The single most useful concept in this space is the difference between bet count (tickets) and bet volume (handle / dollars). Public bettors place many small wagers. Sharps place few but very large ones.

When a sportsbook reports that 80% of bets are on Team A but the line still moves toward Team B, it means the 20% on B is much larger in dollar volume. That money is almost always sharp. Most public consensus dashboards (Action Network, Vegas Insider) publish both numbers - read them together or not at all.

Reverse line movement (RLM)

Reverse line movement is the canonical sharp signal: the line moves against the majority of bets. If 75% of tickets are on the favorite at -3 but the line steams to -2.5 or even -2, sharp money is pounding the dog and the book is adjusting to balance their book at a price the sharps still consider value.

RLM is a directional hint, not an automatic edge. It tells you which side professionals like; it does not tell you whether you have access to that price before it moves. By the time RLM is visible on a public site, the original sharp value is usually already gone.

Steam, syndicate moves, and originators

Steam is rapid, near-simultaneous line movement across multiple sportsbooks triggered by coordinated heavy action. It usually originates at one of a small number of 'originator' books - Pinnacle, Circa, Bookmaker - that take large limits from sharps and broadcast price changes that the rest of the market copies within minutes.

Chasing steam is dangerous for retail bettors: the price you can actually get is the post-move price, and the edge has already been priced in. Steam is most useful as confirmation, not as a trigger.

Public biases sportsbooks price in

Sportsbooks know exactly which sides the public overbets and price the vig accordingly. Common structural biases:

  • Favorites - the public bets favorites disproportionately, especially heavy ones.
  • Overs - totals routinely close 1–2 points above where pure model output would put them, because casual bettors want to root for points.
  • Primetime and nationally televised teams - Cowboys, Lakers, Yankees draw inflated lines.
  • Recent winners - public memory is short and recency-biased.
  • Home dogs in narrow spread games - frequently undervalued because the public won't bet a losing team at home.

When fading the public works - and when it doesn't

'Fade the public' is one of the most overused phrases in betting media. It only works structurally in markets where the bias has actually moved the line off true value - usually NFL sides, MLB totals, NCAAF totals, and major-event futures.

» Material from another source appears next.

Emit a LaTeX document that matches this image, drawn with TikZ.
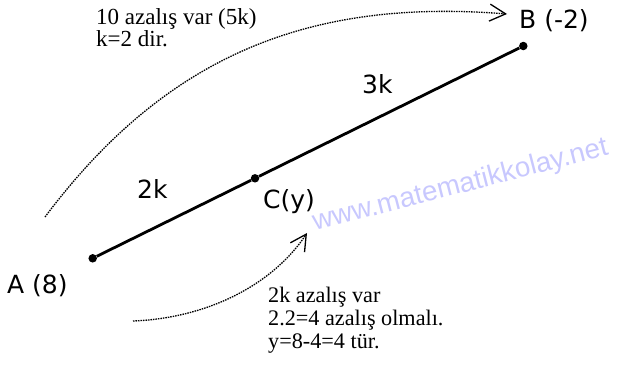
\documentclass[tikz,border=0pt]{standalone}
\usepackage{fontspec}
\setmainfont{Liberation Serif}
\newfontfamily\labelfont{DejaVu Sans}
\newfontfamily\markfont{Liberation Sans}
\usetikzlibrary{arrows.meta}
\definecolor{markblue}{RGB}{200,200,254}

\begin{document}
\begin{tikzpicture}[
      x=1pt, y=-1pt, line join=round,
      >={Straight Barb[length=16pt,width=17pt]},
      dot/.style={circle, fill=black, inner sep=0pt, minimum size=8.5pt},
      segment/.style={line width=2.8pt},
      hint/.style={line width=1.3pt, dash pattern=on 1.5pt off 1pt},
      pointlabel/.style={anchor=base west, inner sep=0pt,
        font=\labelfont\fontsize{25}{30}\selectfont},
      note/.style={anchor=base west, inner sep=0pt, align=left}
    ]

    % ------------------ Canvas ------------------
    \useasboundingbox (0,0) rectangle (617,373);

    % ------------------ Watermark ------------------
    \node[anchor=base west, inner sep=0pt, rotate=14.5, text=markblue,
      font=\markfont\fontsize{27.8}{30}\selectfont]
      (mark) at (315,231) {www.matematikkolay.net};

    % ------------------ Points on the line ------------------
    \node[dot] (A) at (92.7,258.3) {};
    \node[dot] (C) at (255,178.3) {};
    \node[dot] (B) at (523.3,46) {};

    \draw[segment] (A) -- (C) -- (B);

    % ------------------ Point labels ------------------
    \node[pointlabel] (labA) at (7,293) {A (8)};
    \node[pointlabel] (labB) at (519,28.5) {B (-2)};
    \node[pointlabel] (labC) at (263,208) {C(y)};
    \node[pointlabel] (lenAC) at (137,198.5) {2k};
    \node[pointlabel] (lenCB) at (362,93) {3k};

    % ------------------ Dotted arrows ------------------
    \coordinate (topstart) at (45,217);
    \coordinate (topend) at (507,14);
    \draw[hint, ->] (topstart) .. controls (165,57) and (307,-2) .. (topend);

    \coordinate (lowstart) at (133,321);
    \coordinate (lowend) at (307,233);
    \draw[hint, ->] (lowstart) .. controls (210,318) and (274,283) .. (lowend);

    % ------------------ Notes ------------------
    % (base of a multi-line node is its last line)
    \node[note, font=\fontsize{23}{20.5}\selectfont] (toptext) at (96,46.7)
      {10 azalış var (5k)\\k=2 dir.};
    \node[note, font=\fontsize{22.2}{23}\selectfont] (lowtext) at (268,348)
      {2k azalış var\\2.2=4 azalış olmalı.\\y=8-4=4 tür.};

  \end{tikzpicture}
\end{document}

It does not work in efficient markets like NBA player props at major books, modern NFL spreads near the close, or any market where sportsbooks have already adjusted the price beyond where public action could push it. Blindly betting against the majority loses money over time once you account for vig.

How to use sharp signals as a recreational bettor

You will almost never get the sharpest price. What you can do is align with sharp direction and avoid the worst public traps:

  • Check whether a line moved with or against ticket count before placing a bet.
  • If you like a favorite the public also loves, shop hard - you are paying public tax.
  • If you like a dog the public hates, you are often getting paid more than fair value.
  • Track your CLV. Sharp alignment without CLV is just a narrative.

Frequently asked questions

What is a sharp bettor? A bettor who consistently beats the closing line over a large sample. Roughly 1–3% of active sports bettors qualify.

What does reverse line movement mean? The sportsbook moved the price against the majority of bets, which means a minority of bettors put down enough money to move the market - typically sharp action.

Can the public ever be right? Often. Public consensus on heavy favorites in mismatched matchups is usually correct on outcome; it is just that the line already accounts for it, and the price is rarely +EV.